THREE things we did not know about Rome:

  1. Rome was founded in 753 BC by Romulus. The exact date of the foundation of Rome is not accurate. The generally accepted story: Remus and Romulus were abandoned by their parents, and rescued by a female wolf. The she-wolf suckled the two boys until they grew up. As adults, Remus and Romulus wanted to found a new city, but couldn’t agree on the name, nor on the location. A fight ensued, and Romulus killed his brother.
  2. The Colosseum is 1 of the 7 new wonders of the world. The Colosseum is the most famous landmark in Rome. It’s a massive amphitheater, built by the Romans in 80 AD. The Colosseum could hold up to 50,000 to 80,000 spectators, which is pretty impressive for something built literally 2,000 years ago. Gladiator fights were one of the main events hosted in the Colosseum. The fighters were most often slaves, and they fought against each other in massive fights to entertain the crowds. At the beginning, these fights were fight to death: gladiators who lost the battle or got injured were sentenced to die on the field. The Colosseum was sometimes completely flooded to host naval battles. When the Colosseum first opened in 80 AD, it hosted a naumachia: a naval battle – gladiators fought in ships and in water. These events were pretty popular, and hosted several times in the amphitheater, but also outside in lakes. Over 500,000 gladiators and 1 million animals were killed during the Colosseum fights. For the inauguration of the Colosseum in 81 AD, the games lasted 100 days. During the games, more than 9,000 wild animals were killed, including wolves, snakes, hyenas, giraffes, lions and tigers among others.

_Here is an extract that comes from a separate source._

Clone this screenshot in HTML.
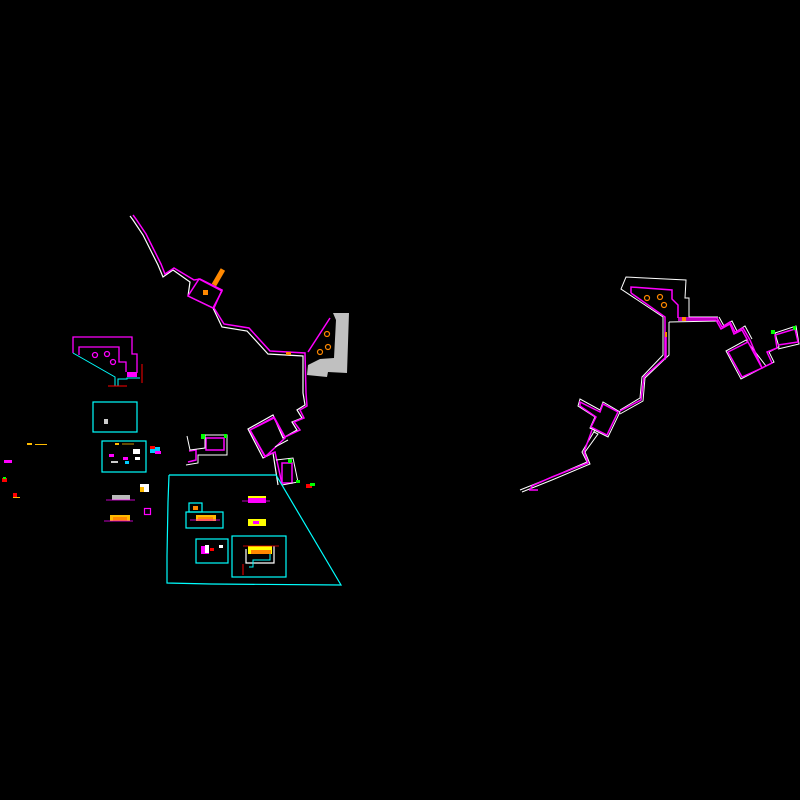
<!DOCTYPE html>
<html><head><meta charset="utf-8"><style>html,body{margin:0;padding:0;background:#000}svg{display:block}</style></head>
<body>
<svg width="800" height="800" viewBox="0 0 800 800" xmlns="http://www.w3.org/2000/svg" fill="none" stroke-width="1.2">
<rect width="800" height="800" fill="#000"/>
<g stroke="#fff">
<polyline points="130,216 133,220 143,235 158,265 163,277 173,270 190,282 188,296 213,308 222,327 247,331 268,354 303,356 303,393 305,405 297,410 302,418 292,422 297,430 283,438 273,415 248,429 263,458 273,453 278,485"/>
</g>
<g stroke="#f0f" stroke-width="1.5">
<polyline points="133,215 136,219 146,234 161,264 165,274 174,268 194,280 200,279 222,290 214,308 224,324 249,328 270,351 305,353 306,393 307,406 300,410 304,418 294,422 300,430 285,437 274,417 250,430 265,456 275,452 282,484"/>
<polygon points="199,279 222,291 213,308 188,296"/>
<polygon points="250,430 274,418 285,438 265,457"/>
<polyline points="308,352 330,318"/>
<polyline points="189,451 196,450 196,460 188,462"/>
<rect x="206" y="438" width="18" height="12"/>
<rect x="282" y="463" width="10" height="20"/>
</g>
<g stroke="#fff" stroke-width="1">
<polyline points="187,436 190,450 205,448 205,435 227,435 227,455 198,455 198,463 186,465"/>
<polyline points="275,447 288,440"/>
<polyline points="276,460 293,458 298,482 282,485"/>
</g>
<polygon points="333,313 349,313 347,373 328,372 327,377 307,375 308,365 320,359 334,358 336,320" fill="#c0c0c0"/>
<g stroke="#f80" stroke-width="1.2">
<circle cx="327" cy="334" r="2.5"/><circle cx="328" cy="347" r="2.5"/><circle cx="320" cy="352" r="2.5"/>
</g>
<rect x="216" y="268" width="5" height="18" fill="#f80" transform="rotate(30 218 277)"/>
<rect x="203" y="290" width="5" height="5" fill="#f80"/>
<rect x="286" y="352" width="5" height="3" fill="#f80"/>
<rect x="201" y="434" width="4" height="5" fill="#0f0"/><rect x="224" y="434" width="3" height="4" fill="#0f0"/>
<rect x="288" y="459" width="4" height="4" fill="#0f0"/><rect x="296" y="480" width="4" height="3" fill="#0f0"/>
<rect x="306" y="484" width="6" height="4" fill="#f00"/><rect x="310" y="483" width="5" height="3" fill="#0f0"/>

<g stroke="#fff" stroke-width="1">
<polyline points="663,317 621,289 626,277 686,280 685,298 689,298 689,317 718,317"/>
<polyline points="663,317 663,355 642,377 640,398 620,410"/>
<polyline points="669,322 669,355 645,378 643,401 620,414"/>
<polyline points="669,322 718,321"/>
<polygon points="578,406 580,399 600,410 603,402 620,412 608,437 590,428 595,417"/>
<polyline points="590,428 595,430 582,452 587,462 550,478 520,490"/>
<polyline points="594,432 598,434 585,452 590,464 552,480 522,492"/>
<polyline points="719,317 724,326 732,321 737,331 745,326 752,339"/>
<polygon points="726,351 746,340 766,366 741,379"/>
<polyline points="766,366 774,362 769,352 779,347 775,333 796,326 799,344 778,349"/>
</g>
<g stroke="#f0f" stroke-width="1.5">
<polyline points="631,293 631,287 672,290 672,299 678,305 678,318"/>
<polyline points="631,293 665,317 665,360"/>
<polyline points="666,332 666,357 644,377 641,400 620,411"/>
<polyline points="678,318 717,318 722,327 730,322 735,332 743,328 750,340"/>
<polyline points="678,320 716,320 721,329 730,324 734,334 742,330 748,341"/>
<polygon points="728,352 748,342 762,368 742,377"/>
<polyline points="750,340 762,368 772,363 767,352 777,348 775,335 795,329 798,342 778,345"/>
<polygon points="580,402 600,412 603,404 618,412 607,435 591,427 596,417 580,406"/>
<polyline points="592,430 584,452 588,463 552,477 532,486 530,490 538,490"/>
</g>
<g stroke="#f80"><circle cx="647" cy="298" r="2.5"/><circle cx="660" cy="297" r="2.5"/><circle cx="664" cy="305" r="2.5"/></g>
<rect x="682" y="317" width="4" height="4" fill="#f80"/><rect x="665" y="332" width="2" height="5" fill="#f80"/>
<rect x="771" y="330" width="4" height="4" fill="#0f0"/><rect x="793" y="326" width="3" height="4" fill="#0f0"/>

<g stroke="#f0f" stroke-width="1.3">
<polyline points="73,353 73,337 132,337 132,354 137,354 137,373"/>
<polyline points="79,355 79,347 119,347 119,362 126,362 126,372"/>
<circle cx="95" cy="355" r="2.5"/><circle cx="107" cy="354" r="2.5"/><circle cx="113" cy="362" r="2.5"/>
</g>
<rect x="127" y="372" width="10" height="5" fill="#f0f"/>
<g stroke="#0ff" stroke-width="1">
<polyline points="73,353 115,377 115,386"/><polyline points="118,386 118,379 127,379 127,378 140,378"/>
</g>
<g stroke="#f00" stroke-width="1"><line x1="108" y1="386" x2="127" y2="386"/><line x1="142" y1="364" x2="142" y2="383"/></g>

<g stroke="#0ff" stroke-width="1.2">
<rect x="93" y="402" width="44" height="30"/>
<rect x="102" y="441" width="44" height="31"/>
<polyline points="169,475 276,475 341,585 211,584 167,583 167,556 168,502 169,475"/>
<rect x="186" y="512" width="37" height="16"/>
<rect x="189" y="503" width="13" height="9"/>
<rect x="196" y="539" width="32" height="24"/>
<rect x="232" y="536" width="54" height="41"/>
</g>
<rect x="104" y="419" width="4" height="5" fill="#ccc"/>
<rect x="27" y="443" width="5" height="2" fill="#fb0"/><rect x="35" y="444" width="12" height="1" fill="#fb0"/>
<rect x="4" y="460" width="8" height="3" fill="#f0f"/>
<rect x="2" y="478" width="5" height="4" fill="#f00"/><rect x="3" y="477" width="3" height="2" fill="#0f0"/>
<rect x="13" y="493" width="4" height="4" fill="#f00"/><rect x="13" y="497" width="7" height="1" fill="#fb0"/>
<rect x="150" y="447" width="10" height="6" fill="#0cf"/><rect x="150" y="446" width="5" height="3" fill="#f00"/><rect x="155" y="451" width="6" height="3" fill="#f0f"/>
<rect x="140" y="484" width="9" height="8" fill="#fff"/><rect x="140" y="487" width="4" height="5" fill="#fb0"/>
<rect x="112" y="495" width="18" height="5" fill="#bbb"/><line x1="106" y1="500" x2="135" y2="500" stroke="#f0f" stroke-width="0.8"/>
<rect x="110" y="515" width="20" height="6" fill="#fb0"/><rect x="113" y="517" width="14" height="4" fill="#f80"/><line x1="104" y1="521" x2="133" y2="521" stroke="#f0f" stroke-width="0.8"/>
<rect x="144.5" y="508.5" width="6" height="6" stroke="#f0f"/>
<rect x="109" y="454" width="5" height="3" fill="#f0f"/><rect x="123" y="457" width="5" height="3" fill="#f0f"/><rect x="133" y="449" width="7" height="5" fill="#fff"/><rect x="125" y="461" width="4" height="3" fill="#0cf"/><rect x="111" y="461" width="7" height="2" fill="#ccc"/><rect x="135" y="457" width="5" height="3" fill="#fff"/><rect x="115" y="443" width="4" height="2" fill="#fb0"/><line x1="122" y1="444" x2="134" y2="444" stroke="#fb0" stroke-width="0.8"/>
<rect x="248" y="496" width="18" height="7" fill="#f0f"/><rect x="248" y="496" width="18" height="2" fill="#ff0"/><line x1="242" y1="501" x2="270" y2="501" stroke="#f0f" stroke-width="0.8"/>
<rect x="248" y="519" width="18" height="7" fill="#ff0"/><rect x="253" y="521" width="6" height="3" fill="#f0f"/>
<rect x="196" y="515" width="20" height="6" fill="#fb0"/><rect x="198" y="517" width="15" height="4" fill="#f80"/><line x1="190" y1="520" x2="220" y2="520" stroke="#f0f" stroke-width="0.8"/>
<rect x="193" y="506" width="5" height="4" fill="#f80"/>
<rect x="201" y="546" width="8" height="8" fill="#f0f"/><rect x="205" y="545" width="4" height="8" fill="#fff"/><rect x="210" y="548" width="4" height="3" fill="#f00"/><rect x="219" y="545" width="4" height="3" fill="#fff"/>
<g stroke="#fff" stroke-width="1.2"><polyline points="246,549 246,563 274,563 274,546"/></g>
<g stroke="#0ff" stroke-width="1"><polyline points="249,567 253,567 253,560 270,560 270,550"/></g>
<rect x="248" y="546" width="24" height="8" fill="#ff0"/><rect x="251" y="550" width="20" height="4" fill="#f80"/>
<line x1="243" y1="546" x2="279" y2="546" stroke="#f00" stroke-width="0.8"/><line x1="243" y1="564" x2="243" y2="575" stroke="#f00" stroke-width="1"/>
</svg>
</body></html>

  3. Julius Caesar was assassinated in the Curia of Pompey – He ruled as a dictator from 49 BC to 44 BC. He was murdered on 15 March 44 BC by a group of 60 senators, including one of his close friend, Brutus. The scene took place when Caesar arrived at the Senate, in the Theatre of Pompey. Caesar was stabbed 23 times in the curia, a court at the back of the Theatre.